He talks about the contrast between the small library built in 1934 and the scary former asylum nearby:
I had half-forgotten just how close it stands to the gates of the stupendous edifice now known as "Princess Park Manor". Opened in 1851 as the Second Middlesex County Pauper Asylum, boasting the longest corridor in Europe under its fine Italianate dome, this was the dreaded Colney Hatch – a blood-freezing byword for the miseries of mental illness for generations of north Londoners.Tonkin doesn't say so explicitly but the thought is implied. Isn't it mad that a society rich enough for some to enjoy accommodation such as that at Princess Park Manor can't afford a small library in the middle of Friern Barnet? It's not only mad, it's nonsense! We can afford it!
...Now the 300-odd converted apartments of "Princess Park Manor" offer, the developers say, "a luxurious living link with the glories of Victorian England". A four-bedroomed penthouse will cost you £1,250,000.
5 comments:
*You* might be able to afford it. But thousands of Barnet residents on low-paying jobs with families to raise cannot. Nor, I would suggest, do they have the slightest interest in libraries, a ninstitution which arose in an age when books were expensive which they are not today. And yet still, in your 'lady from the manor' style, you insist that you know better than people what is good for people and force them to pay for what they do not need or want.
No, no, you've completely misunderstood me. I want the rich to pay for the library!
(In any case, it is very well used by poorer families.)
oh, someone tell Duff that the only reason Friern Barnet library is under threat is because of its value as a development property: bang opposite the upmarket development of ths former asylum ... this is not about the cost of libraries, it is about the flogging off by our Tory council of every bloody asset that isn't nailed down: and quite a few that are.
Vicki, define "rich".
Mrs. 'A', if it is flogged off then there will be more money in the council coffers for things that are properly their business - which does not include providing 'free' books for middle-class people who can afford their own!

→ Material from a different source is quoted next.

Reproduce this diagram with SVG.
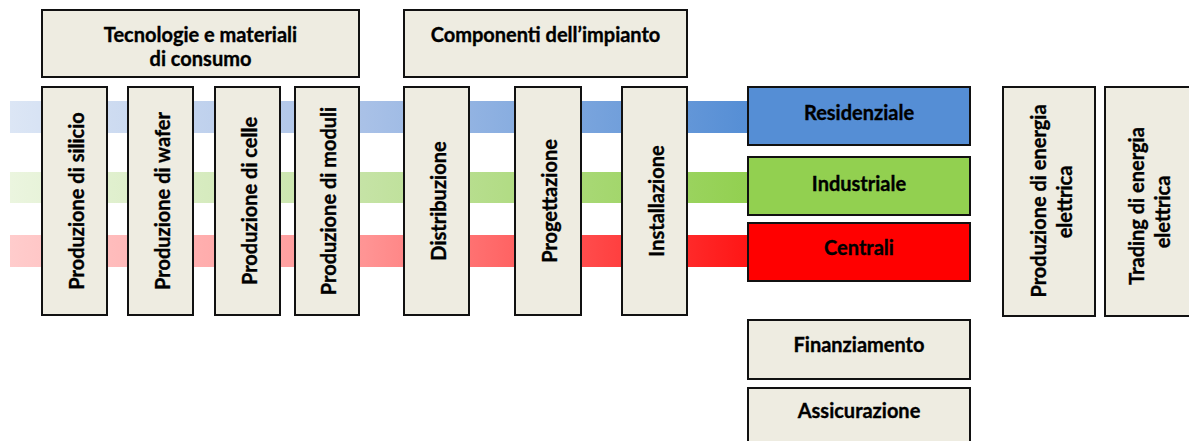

no, Mr Duff, that is not how local government finance works, sadly ... have you actually ever been inside a library? Or read a book? What makes you think that library users can really afford to buy books rather than borrow them? That might be true if one were not a voracious reader, but in my experience, and yes, I used to work in one, the most frequent users borrow and read huge numbers. Children particularly benefit from an unlimited supply of material: very few parents could afford to buy such vast numbers of books for their little darlings.